Ironically, then, the animals never made it to Bremen, but despite that, you’ll find them all over the city. Perhaps the city’s most famous statue is a bronze of the musicians near the UNESCO-listed Town Hall, which offers tours. Many consider it good luck to rub the donkey’s front feet. A statue of a knight called Roland is not far away. Legend has it that as long as Roland watches over Bremen, the city will be safe. The authorities are thought to have a back up statue hidden in a vault just in case.
The Schnoor quarter is one of the oldest neighbourhoods in the city, the place where sailors let off steam on leave. The buildings in this part of town are charming, overhanging the narrow streets and full of art galleries and little boutiques. Schnoor has evolved from the low German “snoor” which means string. This could refer to the practice of making ropes or nets here for the ships that were passing through.

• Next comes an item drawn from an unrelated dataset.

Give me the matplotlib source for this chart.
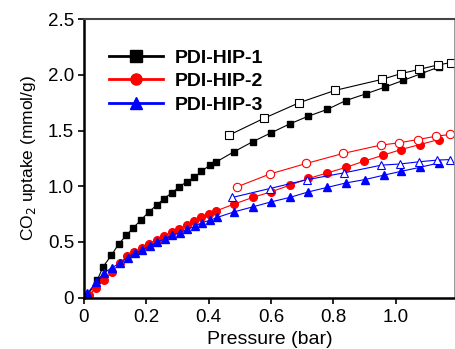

Tucked away behind the ornate Schütting (Guildhall), which unfortunately isn’t open to the public, is a tiny street called Böttcherstraße. As you enter, you’ll see a fabulous gilded mural which marks this street as an Art Deco masterpiece. It was constructed by a local coffee manufacturer and is now home to some high end gift and homeware stores. Try to time your visit to coincide with the chiming of the hour at the House of the Glockenspiel.
The River Weser bisects Bremen and in the warmer months, it’s fun to take a boat trip along the river. A 75-minute round trip takes you past the docks area of Uberseestadt. Look out for the Beck’s brewery and also some names you will recognise on some of the factories and warehouses: Kellogg’s and Primark among them. Boats depart from the Schlachte, the promenade most easily reached from the Altstadt if you cut through Böttcherstraße.
For something that’s a complete contrast to the historic old town, try Viertel. This is one of Bremen’s more Bohemian neighbourhoods. It has a lot of colourful street art as well as a few shops selling vintage clothes and plenty of decent cafes. The area is not as well heeled as some other parts of the city, but its edgy vibe makes a stroll around the neighbourhood quite rewarding.